True, I forgot about that!
Thank you. I am horrified that I had to scroll past a discussion of “is pho tea”? to get here. The so-called purist has never even made a proper cup of tea! So obviously pho is NEVER tea, since stock is extensively boiled.
It depends of the kind of tee your using. Once I bought the wrong type of turkish tea and next thing I now I’m boiling my tea during month so I don’t drink a slighty darker version of hot water.
Coffee is the best tea
Coffee ≠ tea. Coffee is made from beans and tea is made from leaves. That’s why tea tastes like grass clippings.
Coffee is made from seeds actually
Ackchyually, coffee is made from dried berries that people call beans for some reason
It’s ingredient neutral then.
I have a Yogi tea with curry here. Sold as tea.
Ginger tea though. It’s fine not to consider that tea, but if you do call it tea, you have to let coffee in too.
Counterpoint - coffee and tea are both soup.
Aren’t they closer to stock? You don’t eat the boiled ingredient.
Speak for yourself.
Beef tea was when people would boil jerky to rehydrate it. I actually do that at work sometimes! Most nights I enjoy bouillon broth on its own, but occasionally I’ll spruce it up with a little jerky, and it actually thicken up and get more tender! It also GREATLY enhances the flavor of the broth. When the dry night air of the office is bothering my throat, nothing satisfies quite like warm broth.
(I get hot water by not putting any coffee grounds in the coffee machine. I also use this to prepare tea on occasion, and also ramen cups every once in a blue moon)
+1 for coffee machine cup ramen, a very useful technique that I implement often.
If you boil coffee it’ll be over extracted, bitter, and nasty.
I’m sorry, but BOILING? You do not BOIL tea leaves unless you are an absolute heathen. You may pour just-off-the-stove, formerly boiling water over black tea leaves, making the tea about 210 degrees Fahrenheit. But you do NOT put allow water with tea leaves in it to BOIL unless you are seriously deranged.
Yeah this. Biggest mistake most people that hate tea make is they dont bother learning that tea has specific temps for brewing depending on the leaves and that pouring boiling water off the stove on it will make most teas bitter.
Many teas are best at 85-90C, just off the boil.
This is cool. Why would I want this?
For liquid fertilizer, but seems silly when you can get the same results but just throwing the compost in the water and stirring it around, letting the solids sink to the bottom.
I’ve never used it, but the idea is that nutrient uptake will be faster than if someone just dressed the top of the soil with compost. The extra aerobic bacteria could also be beneficial.

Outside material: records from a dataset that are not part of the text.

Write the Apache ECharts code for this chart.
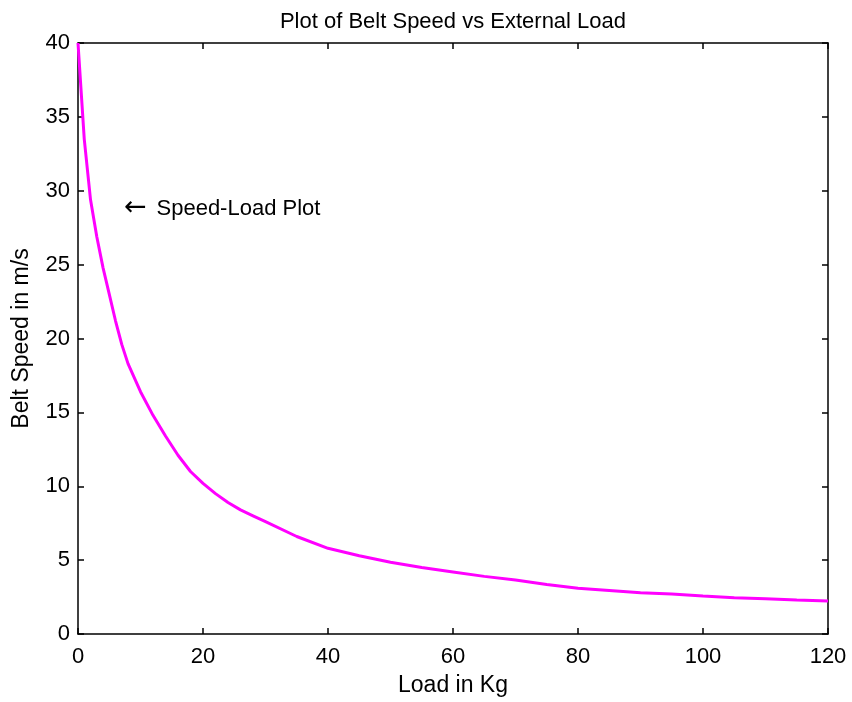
<!DOCTYPE html>
<html lang="en">

<head>
    <meta charset="UTF-8">
    <title>Belt Speed vs External Load</title>
    <script src="https://cdn.jsdelivr.net/npm/echarts@6/dist/echarts.min.js"></script>
    <style>
        html, body { margin: 0; padding: 0; background: #fff; }
        #chart { width: 852px; height: 702px; }
    </style>
</head>

<body>
    <div id="chart"></div>

    <script>
    // values
    var loads = [0, 1, 2, 3, 4, 5, 6, 7, 8, 10, 12, 14, 16, 18, 20, 22, 24, 26, 28, 30,
        35, 40, 45, 50, 55, 60, 65, 70, 75, 80, 85, 90, 95, 100, 105, 110, 115, 120];
    var speeds = [40, 33.5, 29.4, 26.9, 24.8, 23.0, 21.2, 19.6, 18.3, 16.4, 14.8, 13.4, 12.1, 11.0, 10.2, 9.5, 8.9, 8.4, 8.0, 7.6,
        6.6, 5.8, 5.3, 4.85, 4.5, 4.2, 3.9, 3.65, 3.35, 3.1, 2.95, 2.8, 2.7, 2.57, 2.45, 2.38, 2.3, 2.23];
    var xTicks = [0, 20, 40, 60, 80, 100, 120];
    var yTicks = [0, 5, 10, 15, 20, 25, 30, 35, 40];
    var noteAt = [7.5, 28.8];
    var noteArrow = '\u2190';
    var noteText = 'Speed-Load Plot';

    var font = 'Liberation Sans, Arial, sans-serif';
    var chart = echarts.init(document.getElementById('chart'));

    var points = [];
    for (var i = 0; i < loads.length; i++) {
        points.push([loads[i], speeds[i]]);
    }

    function boxAxis(show, extra) {
        var ax = {
            type: 'value',
            axisLine: { show: true, onZero: false, lineStyle: { color: '#000', width: 1.5 } },
            axisTick: { show: true, inside: true, length: 6, lineStyle: { color: '#000', width: 1.5 } },
            axisLabel: { show: show, color: '#000', fontFamily: font, fontSize: 22 },
            splitLine: { show: false }
        };
        for (var k in extra) ax[k] = extra[k];
        return ax;
    }

    var option = {
        backgroundColor: '#fff',
        animation: false,
        title: {
            text: 'Plot of Belt Speed vs External Load',
            left: 448,
            textAlign: 'center',
            top: 6,
            textStyle: { color: '#000', fontFamily: font, fontSize: 22, fontWeight: 'normal' }
        },
        grid: { left: 78, right: 24, top: 43, bottom: 68 },
        xAxis: [
            boxAxis(true, {
                min: xTicks[0], max: xTicks[xTicks.length - 1], interval: 20,
                name: 'Load in Kg', nameLocation: 'middle', nameGap: 40,
                nameTextStyle: { color: '#000', fontFamily: font, fontSize: 23 }
            }),
            boxAxis(false, { position: 'top', min: 0, max: 120, interval: 20 })
        ],
        yAxis: [
            boxAxis(true, {
                min: yTicks[0], max: yTicks[yTicks.length - 1], interval: 5,
                name: 'Belt Speed in m/s', nameLocation: 'middle', nameGap: 45,
                nameTextStyle: { color: '#000', fontFamily: font, fontSize: 23 }
            }),
            boxAxis(false, { position: 'right', min: 0, max: 40, interval: 5 })
        ],
        series: [{
            type: 'line',
            data: points,
            showSymbol: false,
            smooth: false,
            lineStyle: { color: '#ff00ff', width: 3 }
        }]
    };
    option.xAxis[0].axisLabel.margin = 12;
    option.yAxis[0].axisLabel.margin = 8;
    chart.setOption(option);

    var pos = chart.convertToPixel({ gridIndex: 0 }, noteAt);
    chart.setOption({
        graphic: [{
            type: 'text',
            x: pos[0] - 1,
            y: pos[1],
            style: {
                text: '{a|' + noteArrow + '}{b|' + noteText + '}',
                rich: {
                    a: { fill: '#000', fontFamily: 'DejaVu Sans', fontSize: 27 },
                    b: { fill: '#000', fontFamily: font, fontSize: 22, padding: [0, 0, 0, 10] }
                },
                fill: '#000',
                fontFamily: font,
                fontSize: 22,
                textAlign: 'left',
                textVerticalAlign: 'middle'
            }
        }]
    });
    </script>
</body>

</html>
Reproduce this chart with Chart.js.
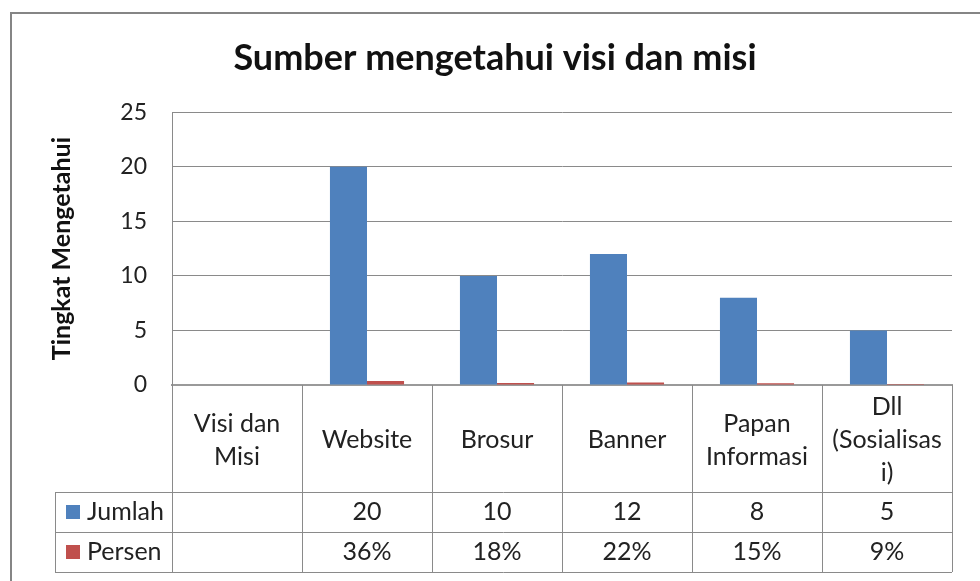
<!DOCTYPE html>
<html>
<head>
<meta charset="utf-8">
<script src="https://cdn.jsdelivr.net/npm/chart.js@4.4.0/dist/chart.umd.min.js"></script>
<style>
    html, body { margin: 0; padding: 0; background: #fff; }
    #wrap { position: relative; width: 980px; height: 581px; }
</style>
</head>
<body>
<div id="wrap"><canvas id="sumberChart"></canvas></div>
<script>
// data
const categories = [['Visi dan', 'Misi'], 'Website', 'Brosur', 'Banner', ['Papan', 'Informasi'], ['Dll', '(Sosialisas', 'i)']];
const jumlah = [null, 20, 10, 12, 8, 5];
const persen = [null, 0.36, 0.18, 0.22, 0.15, 0.09];
const yMin = 0;
const yMax = 25;
const yStep = 5;

const FONT = 'Lato, "Open Sans", sans-serif';
const textColor = '#222';
const lineColor = '#8a8a8a';
const blue = '#4F81BD';
const red = '#C0504D';

// white background + the frame Excel draws round the chart
const framePlugin = {
    id: 'frame',
    beforeDraw(chart) {
        const c = chart.ctx;
        c.save();
        c.fillStyle = '#fff';
        c.fillRect(0, 0, chart.width, chart.height);
        c.strokeStyle = '#858585';
        c.lineWidth = 2;
        c.beginPath();
        c.moveTo(11, chart.height);
        c.lineTo(11, 13);
        c.lineTo(chart.width, 13);
        c.stroke();
        c.restore();
    }
};

// the data table under the plot (category labels + values + legend keys)
const tablePlugin = {
    id: 'dataTable',
    afterDraw(chart) {
        const c = chart.ctx;
        const area = chart.chartArea;
        const x = chart.scales.x;
        const n = categories.length;
        const top = area.bottom;
        const headH = 107;
        const rowH = 40;
        const keyLeft = area.left - 117;
        const bottom = top + headH + rowH * 2;

        const edges = [area.left];
        for (let i = 1; i < n; i++) {
            edges.push((x.getPixelForValue(i - 1) + x.getPixelForValue(i)) / 2);
        }
        edges.push(area.right);

        c.save();
        c.strokeStyle = lineColor;
        c.lineWidth = 1;
        c.beginPath();
        edges.forEach(ex => {
            const px = Math.round(ex) + 0.5;
            c.moveTo(px, top);
            c.lineTo(px, bottom);
        });
        [top + headH, top + headH + rowH, bottom].forEach(ly => {
            const py = Math.round(ly) + 0.5;
            c.moveTo(keyLeft, py);
            c.lineTo(area.right, py);
        });
        c.moveTo(keyLeft + 0.5, top + headH);
        c.lineTo(keyLeft + 0.5, bottom);
        c.stroke();

        c.fillStyle = textColor;
        c.font = '25px ' + FONT;
        c.textAlign = 'center';
        c.textBaseline = 'middle';
        const lh = 33;
        categories.forEach((cat, i) => {
            const lines = Array.isArray(cat) ? cat : [cat];
            const cx = x.getPixelForValue(i);
            const cy = top + 55 - (lines.length - 1) * lh / 2;
            lines.forEach((ln, j) => c.fillText(ln, cx, cy + j * lh));
        });

        const rows = [
            { label: 'Jumlah', color: blue, values: jumlah.map(v => v === null ? '' : String(v)) },
            { label: 'Persen', color: red, values: persen.map(v => v === null ? '' : Math.round(v * 100) + '%') }
        ];
        rows.forEach((row, r) => {
            const my = top + headH + rowH * r + rowH / 2;
            c.fillStyle = row.color;
            c.fillRect(keyLeft + 11, my - 7, 14, 14);
            c.fillStyle = textColor;
            c.textAlign = 'left';
            c.fillText(row.label, keyLeft + 32, my);
            c.textAlign = 'center';
            row.values.forEach((v, i) => c.fillText(v, x.getPixelForValue(i), my));
        });
        c.restore();
    }
};

const ctx = document.getElementById('sumberChart');
new Chart(ctx, {
    type: 'bar',
    data: {
        labels: categories,
        datasets: [
            {
                label: 'Jumlah',
                data: jumlah,
                backgroundColor: blue,
                borderWidth: 0,
                categoryPercentage: 0.57,
                barPercentage: 1.0,
            },
            {
                label: 'Persen',
                data: persen,
                backgroundColor: red,
                borderWidth: 0,
                categoryPercentage: 0.57,
                barPercentage: 1.0,
            }
        ]
    },
    options: {
        responsive: true,
        maintainAspectRatio: false,
        animation: false,
        layout: {
            padding: { left: 38, right: 28, top: 20, bottom: 196 }
        },
        scales: {
            x: {
                ticks: { display: false },
                grid: { display: false },
                border: { display: true, color: '#9a9a9a', width: 2 },
                afterFit(scale) { scale.height = 0; }
            },
            y: {
                min: yMin,
                max: yMax,
                ticks: {
                    stepSize: yStep,
                    color: textColor,
                    padding: 25,
                    font: { family: FONT, size: 23 }
                },
                grid: { color: lineColor, drawTicks: false },
                border: { display: true, color: lineColor },
                title: {
                    display: true,
                    text: 'Tingkat Mengetahui',
                    color: '#111',
                    font: { family: FONT, size: 25, weight: 'bold' },
                    padding: { top: 9, bottom: 0 }
                },
                afterFit(scale) { scale.width = 134; }
            }
        },
        plugins: {
            legend: { display: false },
            tooltip: { enabled: false },
            title: {
                display: true,
                text: 'Sumber mengetahui visi dan misi',
                color: '#111',
                font: { family: FONT, size: 36, weight: 'bold' },
                padding: { top: 17, bottom: 32 }
            }
        }
    },
    plugins: [framePlugin, tablePlugin]
});
</script>
</body>
</html>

I guess I’m an ingredient purist, preparation rebel. If your house is surrounded by tea plants, and the tea leaves fall in the gutter, how is that different from brewing tea the normal way?

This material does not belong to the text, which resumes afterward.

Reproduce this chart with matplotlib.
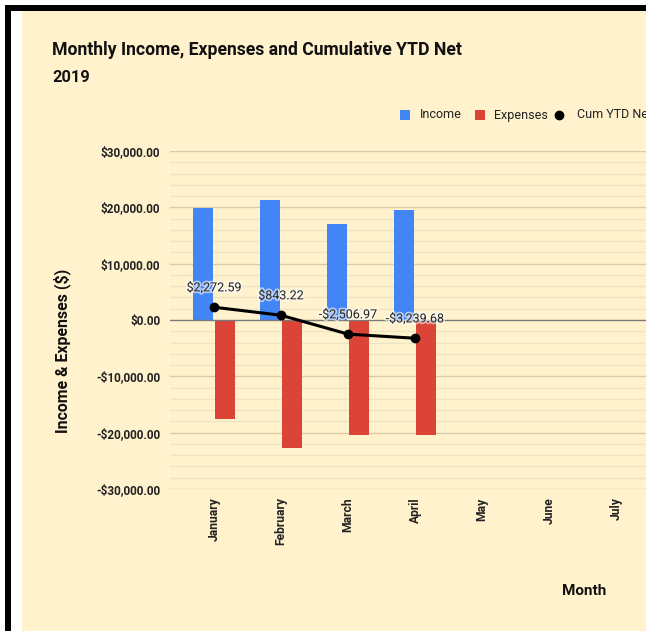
import matplotlib
matplotlib.use("Agg")
import matplotlib.pyplot as plt
from matplotlib.patches import Rectangle
from matplotlib.lines import Line2D
import matplotlib.patheffects as pe
import numpy as np

plt.rcParams['font.family'] = ['Roboto', 'DejaVu Sans']

months = ["January", "February", "March", "April", "May", "June", "July"]
income = [19900, 21260, 17100, 19600]
expenses = [-17627.41, -22689.37, -20450.19, -20332.71]
cum_ytd_net = [2272.59, 843.22, -2506.97, -3239.68]
cum_labels = ["$2,272.59", "$843.22", "-$2,506.97", "-$3,239.68"]
yticks = [-30000, -20000, -10000, 0, 10000, 20000, 30000]

W, H = 646, 631
fig = plt.figure(figsize=(W / 100, H / 100), dpi=100)
fig.patch.set_facecolor("white")

def px(x, y, w, h, color, z=-10):
    fig.patches.append(Rectangle((x / W, 1 - (y + h) / H), w / W, h / H,
                                 transform=fig.transFigure, facecolor=color,
                                 edgecolor="none", zorder=z))

bg = "#FFF2CC"
px(5, 5, W - 5, 6, "black")
px(5, 5, 6, H - 5, "black")
px(22, 11, W - 22, H - 11, bg)

# axes placement
left_px, right_px, top_px, bot_px = 170, 646, 151, 489
ax = fig.add_axes([left_px / W, 1 - bot_px / H, (right_px - left_px) / W, (bot_px - top_px) / H])
ax.set_zorder(2)
ax.set_facecolor("none")
x0_px, step = 214, 67
ax.set_xlim((left_px - x0_px) / step, (right_px - x0_px) / step)
ax.set_ylim(-30000, 30000)

# grid
for v in np.arange(-30000, 30001, 2000):
    if v % 10000 == 0:
        if v == 0:
            continue
        ax.axhline(v, color="#d8cba8", lw=1.0, zorder=1)
    else:
        ax.axhline(v, color="#efe4c4", lw=1.0, zorder=1)

x = np.arange(len(income))
bw = 0.30
off = 0.16
ax.bar(x - off, income, width=bw, color="#4285F4", zorder=3, label="Income")
ax.bar(x + off, expenses, width=bw, color="#DB4437", zorder=3, label="Expenses")
ax.axhline(0, color="#7a7a7a", lw=1.0, zorder=4)
ax.plot(x, cum_ytd_net, color="black", lw=2.2, marker="o", markersize=6,
        zorder=5, label="Cum YTD Net")

for xi, yi, lab in zip(x, cum_ytd_net, cum_labels):
    ax.annotate(lab, (xi, yi), xytext=(0, 14), textcoords="offset points",
                ha="center", va="center", fontsize=9, color="#2a2a2a", zorder=6,
                path_effects=[pe.withStroke(linewidth=2.5, foreground="white", alpha=0.6)])

for s in ax.spines.values():
    s.set_visible(False)
ax.set_yticks(yticks)
ax.set_yticklabels([("-$" if v < 0 else "$") + f"{abs(v):,.2f}" for v in yticks],
                   fontsize=8.5, fontweight="bold", color="#222222")
ax.set_xticks(np.arange(len(months)))
ax.set_xticklabels(months, rotation=90, fontsize=8.7, fontweight="bold",
                   color="#222222", va="top")
ax.tick_params(axis="both", length=0)
ax.tick_params(axis="y", pad=7)
ax.tick_params(axis="x", pad=6)

fig.text(52 / W, 1 - 50 / H, "Monthly Income, Expenses and Cumulative YTD Net",
         fontsize=12.7, fontweight="bold", color="#111111", va="center", ha="left")
fig.text(52 / W, 1 - 77 / H, "2019", fontsize=11.8, fontweight="bold",
         color="#111111", va="center", ha="left")
fig.text(62 / W, 1 - 351 / H, "Income & Expenses ($)", rotation=90, fontsize=11.4,
         fontweight="bold", color="#111111", va="center", ha="center")
fig.text(584 / W, 1 - 591 / H, "Month", fontsize=11, fontweight="bold",
         color="#111111", va="center", ha="center")

# legend
ly = 115
px(400, ly - 5, 10, 10, "#4285F4", 3)
fig.text(420 / W, 1 - ly / H, "Income", fontsize=9, color="#222222", va="center")
px(475, ly - 5, 10, 10, "#DB4437", 3)
fig.text(494 / W, 1 - ly / H, "Expenses", fontsize=9, color="#222222", va="center")
fig.add_artist(Line2D([559 / W], [1 - ly / H], marker="o", markersize=6,
                      color="black", linestyle="none", transform=fig.transFigure))
fig.text(577 / W, 1 - ly / H, "Cum YTD Net", fontsize=9, color="#222222", va="center")

fig.savefig("out.png", dpi=100, facecolor=fig.get_facecolor())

Does your gutter contain 90°C hot water?
Water isn’t the ideal temperature. Everyone knows black tea must be made with water that’s 212-210 degreases Fahrenheit
JFC, for someone so bent about the proper way to prepare tea, one would think you’d be able to spell “degrees”
LOL I know how to spell degrees. I probably hit the wrong key and spellcheck autocorrected it to something random. Welcome to 2024.
Hey, that’s basically tea’s origin story.
In Chinese legend, Emperor Shennong was drinking a bowl of just boiled water because of a decree that his subjects must boil water before drinking it.[12] Some time around 2737 BC, a few leaves were blown from a nearby tree into his water, changing the color and taste. The emperor took a sip of the brew and was pleasantly surprised by its flavor and restorative properties.
mighty brave for an emperor to look see that their water has changed color, and decide to try it anyway.
Yeah. Likely an emperor’s chief taster/minion discovered Tea and credit was stolen.
I would try some saturn
It’ll fill you with gases
I’m for any kind of gastronomy
Anyone who would say no to a nice hot cup of Saturn is deranged.